Pada dasarnya sistim pendidikan dan kurikulum yang sarat dengan kreatifitas menciptakan banyak inovator-inovator cilik. Kurikulum jaman saya SD dulu cukup bijak dalam berbagi waktu dan menghormati hak anak-anak untuk belajar, bermain dan beristirahat. Sepulang sekolah selesai mengerjakan PR anak-anak SD dulu bermain bersama teman-temannya membuat mobil-mobilan dari kayu, membuat layang-layang sendiri daripada membeli, membuat perahu dari kulit jeruk bali, ahli melipat kertas membuat berbagai bentuk benda dan mereka juga melakukan permainan tradisional yang sarat dengan kebersamaaan, toleransi, saling menghargai dan menumbuhkan rasa percaya diri.

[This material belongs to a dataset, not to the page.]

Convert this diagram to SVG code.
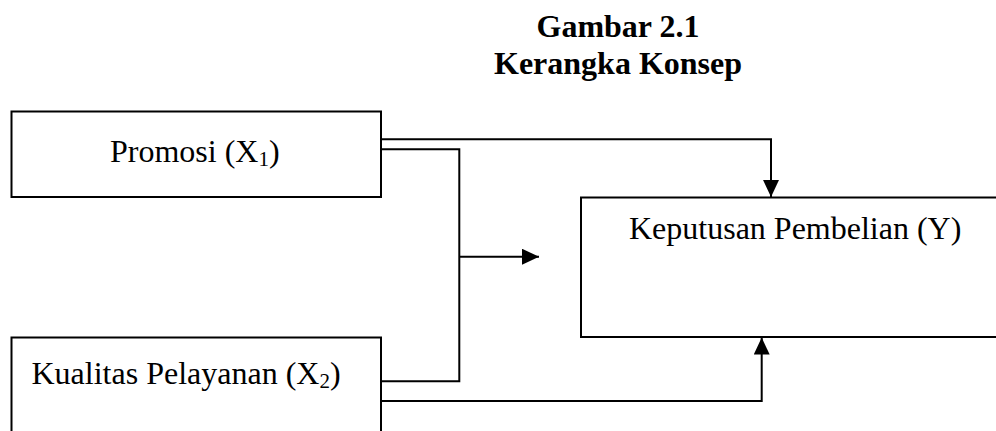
<svg xmlns="http://www.w3.org/2000/svg" width="996" height="431" viewBox="0 0 996 431">
  <style>
    .box { fill: #ffffff; stroke: #000000; stroke-width: 2; }
    .wire { fill: none; stroke: #000000; stroke-width: 2; }
    .label { font-family: "Liberation Serif", "Times New Roman", serif; font-size: 32px; fill: #000000; }
    .title { font-family: "Liberation Serif", "Times New Roman", serif; font-size: 32px; font-weight: bold; fill: #000000; text-anchor: middle; }
    .sub { font-size: 21px; }
  </style>
  <defs>
    <marker id="arrow" markerUnits="userSpaceOnUse" markerWidth="17" markerHeight="16" viewBox="0 0 16 15" refX="16" refY="7.5" orient="auto">
      <path d="M0,0 L16,7.5 L0,15 Z" fill="#000000"/>
    </marker>
  </defs>
  <rect width="996" height="431" fill="#ffffff"/>

  <!-- heading -->
  <g id="title">
    <text class="title" x="618" y="37">Gambar 2.1</text>
    <text class="title" x="618" y="74">Kerangka Konsep</text>
  </g>

  <!-- variable boxes -->
  <g id="promosi">
    <rect class="box" x="11.5" y="111.5" width="369.5" height="85.5"/>
    <text class="label" x="110" y="161.5">Promosi (X<tspan class="sub" dy="4">1</tspan><tspan dy="-4">)</tspan></text>
  </g>

  <g id="kualitas-pelayanan">
    <rect class="box" x="11.5" y="337.5" width="369.5" height="100"/>
    <text class="label" x="31.5" y="383.5">Kualitas Pelayanan (X<tspan class="sub" dy="4">2</tspan><tspan dy="-4">)</tspan></text>
  </g>

  <g id="keputusan-pembelian">
    <rect class="box" x="581" y="197.5" width="425" height="139.5"/>
    <text class="label" x="629" y="238.5">Keputusan Pembelian (Y)</text>
  </g>

  <!-- connectors -->
  <g id="connectors">
    <path class="wire" d="M381,139.3 H771 V197" marker-end="url(#arrow)"/>
    <path class="wire" d="M381,149.3 H459.3 V381.3 H381"/>
    <path class="wire" d="M459.3,256.7 H539" marker-end="url(#arrow)"/>
    <path class="wire" d="M381,401 H761.7 V337.5" marker-end="url(#arrow)"/>
  </g>
</svg>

Berbeda dengan dengan segudang rahasia dibalik isi tas anak SD sekarang yang hanya mampu menciptakan generasi yang hanya ahli menggunakan gadget, bermain game online dan anak-anak semakin gandrung makan di restoran fast food karena mama malas masak dirumah. Sangat jauh berbeda antara sistim pendidikan yang melahirkan generasi user, konsumtif dengan sistim pendidikan yang melahirkan generasi inovator. Salam hangat.